MICHAEL MARROW
A pair of F-35 Lightning IIs pass under the sun while doing maneuvers to the Eglin Air Force Base runway. The 33rd Fighter Wing-owned aircraft is a fifth-generation fighter and used to train pilots and maintainers. (US Air Force / Samuel King Jr.)
WASHINGTON — The commander of the Air Force’s new Spectrum Warfare Wing recently warned that the US is “behind” its rivals when it comes to electronic warfare (EW), and said he needs more people, and a better way to train them, to improve the service’s non-kinetic weapons.
“In a lot of ways we gave our pacing challenges a big head start, [and] we gave ’em a bigger one in the spectrum,” Col. Joshua Koslov said Wednesday at an event organized by the Air and Space Forces Association, prefacing his comments by stating his wing “wear[s] a tab that says 2027 to impress upon us how close the threat is.” (2027 is the year US intelligence says Chinese President Xi Jinping wants his military to have the capability, if not the intent, to invade Taiwan.)
Koslov added “so we’re behind, and so it’s gonna take a everyone approach to really realize the full vision of what the future of the Spectrum Warfare Wing can be.”
In congressional testimony today, Navy Adm. John Aquilino, the commander of US Indo-Pacific Command, highlighted the importance of the spectrum.
“We view it through this lens of decision superiority, which means we need to be able to operate in contested space,” he told lawmakers. “We need persistent battlespace awareness of all things going on. We need to be able to close our kill chains with weapons and the network that allows that to happen, and the electro-magnetic spectrum is critical to that.”
Right now, Koslov said the wing, which is tasked with developing EW capabilities, is constrained by a focus on training airmen on specific platforms, imperiling the service’s ability to adapt to new technology as the Air Force eyes junking aging platforms, like older fighter jets.
“I worry that sustaining the wing is going to become hard from a personnel perspective,” Koslov said at an event hosted by the Air and Space Forces Association Wednesday. “We build electronic warfare officers based on platforms … when that’s not the best way to do that. As we divest platforms or divest crew members off of platforms,” he continued, “your pool of electronic warfare officers gets a lot smaller.”
Retaining those skills is critical for bolstering the 350th Spectrum Warfare Wing housed at Eglin Air Force Base, Fla., which Koslov said is also short on crew and the facilities that can accommodate them.
“I don’t have enough people. I don’t have the right facilities. And we’re working with the Air Force and [Air Combat Command] to get there,” he said. Currently, the wing is short “over” 200 military and civilian personnel each, vacancies Koslov characterized as “good” because it shows the wing can grow beyond the “50 more seats to give in the facility that I have today.”
The wing, activated in 2021, has yet to achieve full operational capability, Koslov said, which he added would come once the wing’s forthcoming third contingent, the 950th Spectrum Warfare Group, is stood up. (The wing currently consists of two groups, the 350th Spectrum Warfare Group and the 850th Spectrum Warfare Group, according to the wing’s website.)

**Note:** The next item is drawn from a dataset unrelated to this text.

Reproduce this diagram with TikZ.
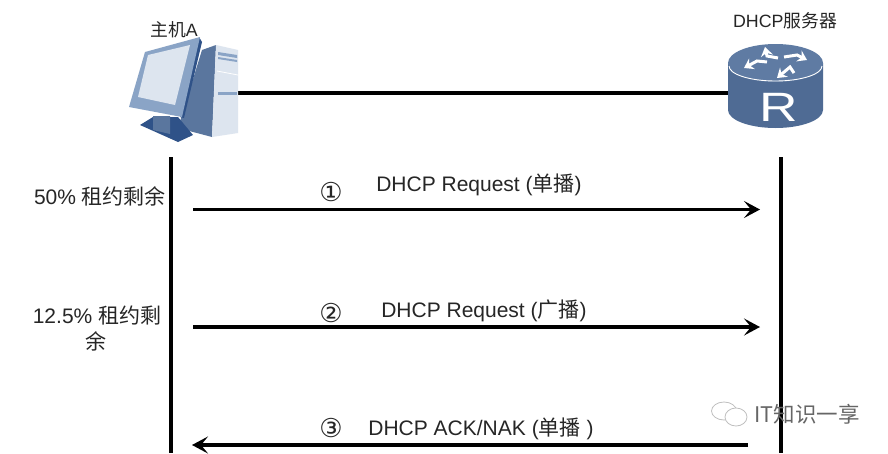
\documentclass[tikz,border=0pt]{standalone}
\usepackage{fontspec}
\setmainfont{Liberation Sans}
\newfontfamily\cjk{Noto Sans CJK SC}
\newfontfamily\sym{DejaVu Sans}
\usetikzlibrary{arrows.meta}
\tikzset{
  x=1pt,y=-1pt,
  lbl/.style={inner sep=0pt,font=\fontsize{21}{24}\selectfont,text=black!85},
  small/.style={inner sep=0pt,font=\fontsize{17.8}{21}\selectfont,text=black!85},
  num/.style={inner sep=0pt,font=\sym\fontsize{26}{30}\selectfont,text=black!85},
  wire/.style={line width=3.6pt,black},
  msg/.style={line width=3.2pt,black,-{Stealth[length=16pt,width=17pt,inset=7pt]}},
  chev/.style={white,line width=3pt,-{Stealth[length=9pt,width=12pt,inset=3pt]}},
}
\definecolor{rbody}{HTML}{4F6B94}
\definecolor{rtop}{HTML}{5F7BA3}
\definecolor{mframe}{HTML}{8AA4C6}
\definecolor{mdark}{HTML}{2F5288}
\definecolor{tside}{HTML}{5A769E}
\definecolor{tfront}{HTML}{DDE5EF}
\begin{document}
\begin{tikzpicture}
\useasboundingbox (0,0) rectangle (888,453);
\fill[white] (0,0) rectangle (888,453);
% connectors and lifelines
\coordinate (hostport) at (236,93);
\coordinate (rtport) at (730,93);
\draw[wire] (hostport) -- (rtport);
\coordinate (lt) at (171,157); \coordinate (lb) at (171,453);
\coordinate (rt) at (781,157); \coordinate (rb) at (781,453);
\draw[wire] (lt) -- (lb);
\draw[wire] (rt) -- (rb);
% host: tower
\fill[tside] (202,50) -- (216,45) -- (212,137) -- (178,128) -- cycle;
\fill[tfront] (216,45) -- (238,50) -- (238,133) -- (212,137) -- cycle;
\fill[mframe] (218,52) -- (237,55) -- (237,58) -- (218,55) -- cycle;
\fill[mframe] (218,57) -- (237,60) -- (237,62) -- (218,59) -- cycle;
\fill[mframe] (218,92) -- (237,92) -- (237,95) -- (218,95) -- cycle;
\draw[white,line width=.8pt] (217,71) -- (238,75);
% host: stand
\fill[mdark] (140,125) -- (153,117) -- (178,117) -- (193,135) -- (178,142) -- cycle;
\fill[tside] (153,116) -- (170,116) -- (170,134) -- (153,130) -- cycle;
% host: monitor
\fill[mdark] (199,37) -- (202,42) -- (184,118) -- (180,117) -- cycle;
\fill[mframe] (145,52) -- (200,37) -- (182,117) -- (129,107) -- cycle;
\fill[tfront] (148,55) -- (190,45) -- (175,105) -- (138,97) -- cycle;
% router
\fill[rbody] (728,63) -- (728,110) arc[start angle=180,end angle=0,x radius=47.5,y radius=18] -- (823,63) -- cycle;
\fill[rtop] (775.5,63) ellipse[x radius=47.5,y radius=19];
\draw[white,line width=.9pt] (729,66) arc[start angle=180,end angle=0,x radius=46.5,y radius=15];
\draw[chev] (778,58) -- (767,56) -- (765,47);
\draw[chev] (767,62) -- (757,61) -- (744,68);
\draw[chev] (784,57) -- (797,55) -- (807,60);
\draw[chev] (794,73) -- (790,67) -- (777,78);
\node[inner sep=0pt,text=white,font=\fontsize{41}{44}\selectfont,xscale=1.3] (r) at (779,107) {R};
% titles
\node[small] (a) at (174,30) {{\cjk 主机}A};
\node[small] (d) at (785,21) {DHCP{\cjk 服务器}};
% left labels
\node[lbl] (l1) at (100,196) {50\% {\cjk 租约剩余}};
\node[lbl] (l2) at (97,315) {12.5\% {\cjk 租约剩}};
\node[lbl] (l3) at (96,341) {\cjk 余};
% messages
\coordinate (m1a) at (193,209.5); \coordinate (m1b) at (760,209.5);
\coordinate (m2a) at (193,327); \coordinate (m2b) at (760,327);
\coordinate (m3a) at (748,445); \coordinate (m3b) at (192,445);
\draw[msg] (m1a) -- (m1b);
\draw[msg] (m2a) -- (m2b);
\draw[msg] (m3a) -- (m3b);
\node[num] (n1) at (331,192) {①};
\node[num] (n2) at (331,313) {②};
\node[num] (n3) at (331,428) {③};
\node[lbl] (t1) at (479,184.5) {DHCP Request ({\cjk 单播})};
\node[lbl] (t2) at (484,310.5) {DHCP Request ({\cjk 广播})};
\node[lbl] (t3) at (481,428.5) {DHCP ACK/NAK ({\cjk 单播} )};
% watermark
\node[inner sep=0pt,font=\cjk\fontsize{21.5}{24}\selectfont,text=black!60] (w) at (807,414) {IT知识一享};
\draw[black!25,line width=.8pt] (724,411) ellipse[x radius=12.5,y radius=9];
\draw[black!25,line width=.8pt,fill=white] (736,417) ellipse[x radius=11,y radius=9];
\end{tikzpicture}
\end{document}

Work is under way on bringing that new group to fruition, and according to an Air Force press release, its headquarters at Robins Air Force Base, Ga., is expected to be activated in fiscal 2027.
In his talk, Koslov did say he’d expect the Air Force and Navy to be “carrying the burden” in the event of a clash in the Indo-Pacific theater. And as it is, some key capabilities are missing.
“We’ve got to have an ability for if the Air Force or the Navy develops a waveform against target X, that it can get validated and verified and passed through the guts of the system and into Air Force systems faster than we have today. Because it doesn’t exist today,” Koslov said.
The F-35 Project
One of the wing’s many assignments, carried out specifically by its 350th Spectrum Warfare Group, is reprogramming all assets in the Air Force, along with “every single F-35 in the world,” Koslov said. With three variants across the Air Force, Marines and Navy, along with an enterprise of 17 countries that is slated to grow, the Joint Strike Fighter is representative of the challenge the wing has to meet for creating an accessible data architecture that can benefit a range of platforms, he added.
“If I could solve the F-35, I can pretty much solve this whole problem,” he said, cautioning “that’s not 100 percent true.
“The F-35 is a coalition platform. It’s a joint platform, and it’s an acknowledged SAP’d up platform,” he said, referring to Special Access Programs. “So if I can use F-35 data down to like a secret level system, I’ve solved a lot of my challenges, specifically with the new stuff that the Air Force is buying coming down the road.”
With the Air Force keen on fielding families of systems that can be connected across all domains, Koslov pointed out that fielding a particular capability won’t cut it if it can’t be leveraged by the joint force.
“It’s not enough to buy a capability. You have to know how to employ that capability with the rest of the joint force in order to achieve the joint force commander’s objectives,” he said. “And we can do that today in the spectrum.”